Leave out the pictures; transcribe all else exactly.

╔══

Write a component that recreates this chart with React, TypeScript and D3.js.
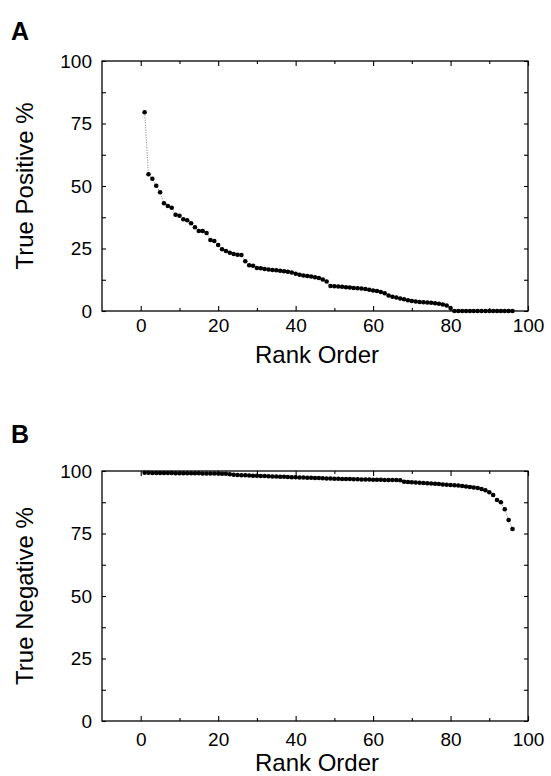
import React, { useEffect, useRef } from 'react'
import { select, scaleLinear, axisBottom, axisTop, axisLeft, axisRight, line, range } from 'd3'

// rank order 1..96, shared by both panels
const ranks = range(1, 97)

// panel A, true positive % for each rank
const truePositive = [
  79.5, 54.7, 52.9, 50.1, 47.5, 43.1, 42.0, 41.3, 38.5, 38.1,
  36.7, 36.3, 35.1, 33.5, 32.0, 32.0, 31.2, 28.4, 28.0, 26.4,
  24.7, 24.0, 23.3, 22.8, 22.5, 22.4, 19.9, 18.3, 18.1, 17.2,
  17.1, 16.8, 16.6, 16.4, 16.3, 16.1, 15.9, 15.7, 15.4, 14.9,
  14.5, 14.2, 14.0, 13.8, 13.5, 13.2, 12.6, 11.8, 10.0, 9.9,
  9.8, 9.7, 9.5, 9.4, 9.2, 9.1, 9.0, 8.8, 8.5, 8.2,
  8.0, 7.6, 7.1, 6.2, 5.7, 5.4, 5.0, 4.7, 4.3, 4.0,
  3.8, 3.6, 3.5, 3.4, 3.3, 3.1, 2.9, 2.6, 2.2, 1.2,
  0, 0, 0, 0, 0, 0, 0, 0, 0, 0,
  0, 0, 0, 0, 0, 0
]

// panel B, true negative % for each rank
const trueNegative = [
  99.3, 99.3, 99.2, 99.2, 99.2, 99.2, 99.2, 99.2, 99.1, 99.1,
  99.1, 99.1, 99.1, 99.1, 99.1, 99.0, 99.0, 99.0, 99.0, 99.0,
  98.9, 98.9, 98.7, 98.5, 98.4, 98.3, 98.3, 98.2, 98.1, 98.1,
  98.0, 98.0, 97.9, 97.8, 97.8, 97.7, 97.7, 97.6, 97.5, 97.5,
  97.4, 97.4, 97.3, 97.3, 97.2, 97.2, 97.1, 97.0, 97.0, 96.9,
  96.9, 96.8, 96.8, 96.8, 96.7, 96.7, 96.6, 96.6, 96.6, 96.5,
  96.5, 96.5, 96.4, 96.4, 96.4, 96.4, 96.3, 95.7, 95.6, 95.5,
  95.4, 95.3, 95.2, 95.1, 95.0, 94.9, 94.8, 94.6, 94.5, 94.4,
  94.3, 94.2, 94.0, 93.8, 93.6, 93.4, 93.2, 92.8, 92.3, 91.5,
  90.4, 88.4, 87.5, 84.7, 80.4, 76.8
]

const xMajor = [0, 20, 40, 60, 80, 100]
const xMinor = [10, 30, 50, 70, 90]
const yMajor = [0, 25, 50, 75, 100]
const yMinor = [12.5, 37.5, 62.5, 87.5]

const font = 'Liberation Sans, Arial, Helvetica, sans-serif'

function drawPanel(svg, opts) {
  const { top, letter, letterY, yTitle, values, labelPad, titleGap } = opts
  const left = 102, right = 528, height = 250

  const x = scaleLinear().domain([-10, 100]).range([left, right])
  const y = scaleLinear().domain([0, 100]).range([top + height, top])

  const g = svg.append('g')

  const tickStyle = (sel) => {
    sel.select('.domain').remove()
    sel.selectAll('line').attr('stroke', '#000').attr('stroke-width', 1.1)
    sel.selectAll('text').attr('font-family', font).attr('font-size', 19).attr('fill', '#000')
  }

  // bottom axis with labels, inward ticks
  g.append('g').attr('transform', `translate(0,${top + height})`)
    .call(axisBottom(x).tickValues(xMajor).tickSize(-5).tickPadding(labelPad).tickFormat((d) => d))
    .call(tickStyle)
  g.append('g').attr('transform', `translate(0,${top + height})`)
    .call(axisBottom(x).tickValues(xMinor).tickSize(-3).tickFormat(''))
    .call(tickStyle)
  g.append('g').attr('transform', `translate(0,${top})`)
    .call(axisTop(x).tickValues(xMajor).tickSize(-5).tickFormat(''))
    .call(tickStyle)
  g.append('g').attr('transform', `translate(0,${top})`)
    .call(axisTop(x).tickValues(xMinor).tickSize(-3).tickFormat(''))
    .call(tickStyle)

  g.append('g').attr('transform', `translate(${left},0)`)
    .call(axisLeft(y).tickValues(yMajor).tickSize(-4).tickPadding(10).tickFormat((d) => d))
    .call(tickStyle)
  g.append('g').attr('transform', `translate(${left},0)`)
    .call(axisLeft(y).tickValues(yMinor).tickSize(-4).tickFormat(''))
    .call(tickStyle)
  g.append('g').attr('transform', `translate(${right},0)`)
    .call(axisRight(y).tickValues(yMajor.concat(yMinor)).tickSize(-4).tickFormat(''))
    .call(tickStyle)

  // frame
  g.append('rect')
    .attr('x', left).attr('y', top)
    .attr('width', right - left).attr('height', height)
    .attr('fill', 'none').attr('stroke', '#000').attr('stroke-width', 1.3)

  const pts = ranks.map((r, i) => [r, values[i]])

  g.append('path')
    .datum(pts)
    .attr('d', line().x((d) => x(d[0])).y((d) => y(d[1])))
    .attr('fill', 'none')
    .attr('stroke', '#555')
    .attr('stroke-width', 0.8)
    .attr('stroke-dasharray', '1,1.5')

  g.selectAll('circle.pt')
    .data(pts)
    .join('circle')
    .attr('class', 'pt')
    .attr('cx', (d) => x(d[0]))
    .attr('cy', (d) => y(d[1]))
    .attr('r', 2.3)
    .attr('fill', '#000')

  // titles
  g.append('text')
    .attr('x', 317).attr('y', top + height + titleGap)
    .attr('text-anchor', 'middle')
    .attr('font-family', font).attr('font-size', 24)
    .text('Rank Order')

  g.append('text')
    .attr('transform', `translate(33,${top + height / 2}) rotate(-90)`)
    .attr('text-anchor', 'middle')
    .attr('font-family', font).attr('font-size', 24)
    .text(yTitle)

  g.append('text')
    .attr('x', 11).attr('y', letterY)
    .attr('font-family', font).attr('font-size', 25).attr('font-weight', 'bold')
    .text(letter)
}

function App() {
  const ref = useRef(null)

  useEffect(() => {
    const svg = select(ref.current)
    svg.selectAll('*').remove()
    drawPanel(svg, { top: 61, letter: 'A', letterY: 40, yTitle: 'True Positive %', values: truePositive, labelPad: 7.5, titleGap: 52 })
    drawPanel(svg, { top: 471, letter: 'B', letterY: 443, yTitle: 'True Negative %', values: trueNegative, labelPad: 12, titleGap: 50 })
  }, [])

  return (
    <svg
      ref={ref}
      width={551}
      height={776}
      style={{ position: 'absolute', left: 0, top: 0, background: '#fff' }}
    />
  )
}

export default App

╚══

Solution to the problem:
Write a component that recreates this chart with React, TypeScript and D3.js.
import React, { useEffect, useRef } from 'react'
import { select, scaleLinear, axisBottom, axisTop, axisLeft, axisRight, line, range } from 'd3'

// rank order 1..96, shared by both panels
const ranks = range(1, 97)

// panel A, true positive % for each rank
const truePositive = [
  79.5, 54.7, 52.9, 50.1, 47.5, 43.1, 42.0, 41.3, 38.5, 38.1,
  36.7, 36.3, 35.1, 33.5, 32.0, 32.0, 31.2, 28.4, 28.0, 26.4,
  24.7, 24.0, 23.3, 22.8, 22.5, 22.4, 19.9, 18.3, 18.1, 17.2,
  17.1, 16.8, 16.6, 16.4, 16.3, 16.1, 15.9, 15.7, 15.4, 14.9,
  14.5, 14.2, 14.0, 13.8, 13.5, 13.2, 12.6, 11.8, 10.0, 9.9,
  9.8, 9.7, 9.5, 9.4, 9.2, 9.1, 9.0, 8.8, 8.5, 8.2,
  8.0, 7.6, 7.1, 6.2, 5.7, 5.4, 5.0, 4.7, 4.3, 4.0,
  3.8, 3.6, 3.5, 3.4, 3.3, 3.1, 2.9, 2.6, 2.2, 1.2,
  0, 0, 0, 0, 0, 0, 0, 0, 0, 0,
  0, 0, 0, 0, 0, 0
]

// panel B, true negative % for each rank
const trueNegative = [
  99.3, 99.3, 99.2, 99.2, 99.2, 99.2, 99.2, 99.2, 99.1, 99.1,
  99.1, 99.1, 99.1, 99.1, 99.1, 99.0, 99.0, 99.0, 99.0, 99.0,
  98.9, 98.9, 98.7, 98.5, 98.4, 98.3, 98.3, 98.2, 98.1, 98.1,
  98.0, 98.0, 97.9, 97.8, 97.8, 97.7, 97.7, 97.6, 97.5, 97.5,
  97.4, 97.4, 97.3, 97.3, 97.2, 97.2, 97.1, 97.0, 97.0, 96.9,
  96.9, 96.8, 96.8, 96.8, 96.7, 96.7, 96.6, 96.6, 96.6, 96.5,
  96.5, 96.5, 96.4, 96.4, 96.4, 96.4, 96.3, 95.7, 95.6, 95.5,
  95.4, 95.3, 95.2, 95.1, 95.0, 94.9, 94.8, 94.6, 94.5, 94.4,
  94.3, 94.2, 94.0, 93.8, 93.6, 93.4, 93.2, 92.8, 92.3, 91.5,
  90.4, 88.4, 87.5, 84.7, 80.4, 76.8
]

const xMajor = [0, 20, 40, 60, 80, 100]
const xMinor = [10, 30, 50, 70, 90]
const yMajor = [0, 25, 50, 75, 100]
const yMinor = [12.5, 37.5, 62.5, 87.5]

const font = 'Liberation Sans, Arial, Helvetica, sans-serif'

function drawPanel(svg, opts) {
  const { top, letter, letterY, yTitle, values, labelPad, titleGap } = opts
  const left = 102, right = 528, height = 250

  const x = scaleLinear().domain([-10, 100]).range([left, right])
  const y = scaleLinear().domain([0, 100]).range([top + height, top])

  const g = svg.append('g')

  const tickStyle = (sel) => {
    sel.select('.domain').remove()
    sel.selectAll('line').attr('stroke', '#000').attr('stroke-width', 1.1)
    sel.selectAll('text').attr('font-family', font).attr('font-size', 19).attr('fill', '#000')
  }

  // bottom axis with labels, inward ticks
  g.append('g').attr('transform', `translate(0,${top + height})`)
    .call(axisBottom(x).tickValues(xMajor).tickSize(-5).tickPadding(labelPad).tickFormat((d) => d))
    .call(tickStyle)
  g.append('g').attr('transform', `translate(0,${top + height})`)
    .call(axisBottom(x).tickValues(xMinor).tickSize(-3).tickFormat(''))
    .call(tickStyle)
  g.append('g').attr('transform', `translate(0,${top})`)
    .call(axisTop(x).tickValues(xMajor).tickSize(-5).tickFormat(''))
    .call(tickStyle)
  g.append('g').attr('transform', `translate(0,${top})`)
    .call(axisTop(x).tickValues(xMinor).tickSize(-3).tickFormat(''))
    .call(tickStyle)

  g.append('g').attr('transform', `translate(${left},0)`)
    .call(axisLeft(y).tickValues(yMajor).tickSize(-4).tickPadding(10).tickFormat((d) => d))
    .call(tickStyle)
  g.append('g').attr('transform', `translate(${left},0)`)
    .call(axisLeft(y).tickValues(yMinor).tickSize(-4).tickFormat(''))
    .call(tickStyle)
  g.append('g').attr('transform', `translate(${right},0)`)
    .call(axisRight(y).tickValues(yMajor.concat(yMinor)).tickSize(-4).tickFormat(''))
    .call(tickStyle)

  // frame
  g.append('rect')
    .attr('x', left).attr('y', top)
    .attr('width', right - left).attr('height', height)
    .attr('fill', 'none').attr('stroke', '#000').attr('stroke-width', 1.3)

  const pts = ranks.map((r, i) => [r, values[i]])

  g.append('path')
    .datum(pts)
    .attr('d', line().x((d) => x(d[0])).y((d) => y(d[1])))
    .attr('fill', 'none')
    .attr('stroke', '#555')
    .attr('stroke-width', 0.8)
    .attr('stroke-dasharray', '1,1.5')

  g.selectAll('circle.pt')
    .data(pts)
    .join('circle')
    .attr('class', 'pt')
    .attr('cx', (d) => x(d[0]))
    .attr('cy', (d) => y(d[1]))
    .attr('r', 2.3)
    .attr('fill', '#000')

  // titles
  g.append('text')
    .attr('x', 317).attr('y', top + height + titleGap)
    .attr('text-anchor', 'middle')
    .attr('font-family', font).attr('font-size', 24)
    .text('Rank Order')

  g.append('text')
    .attr('transform', `translate(33,${top + height / 2}) rotate(-90)`)
    .attr('text-anchor', 'middle')
    .attr('font-family', font).attr('font-size', 24)
    .text(yTitle)

  g.append('text')
    .attr('x', 11).attr('y', letterY)
    .attr('font-family', font).attr('font-size', 25).attr('font-weight', 'bold')
    .text(letter)
}

function App() {
  const ref = useRef(null)

  useEffect(() => {
    const svg = select(ref.current)
    svg.selectAll('*').remove()
    drawPanel(svg, { top: 61, letter: 'A', letterY: 40, yTitle: 'True Positive %', values: truePositive, labelPad: 7.5, titleGap: 52 })
    drawPanel(svg, { top: 471, letter: 'B', letterY: 443, yTitle: 'True Negative %', values: trueNegative, labelPad: 12, titleGap: 50 })
  }, [])

  return (
    <svg
      ref={ref}
      width={551}
      height={776}
      style={{ position: 'absolute', left: 0, top: 0, background: '#fff' }}
    />
  )
}

export default App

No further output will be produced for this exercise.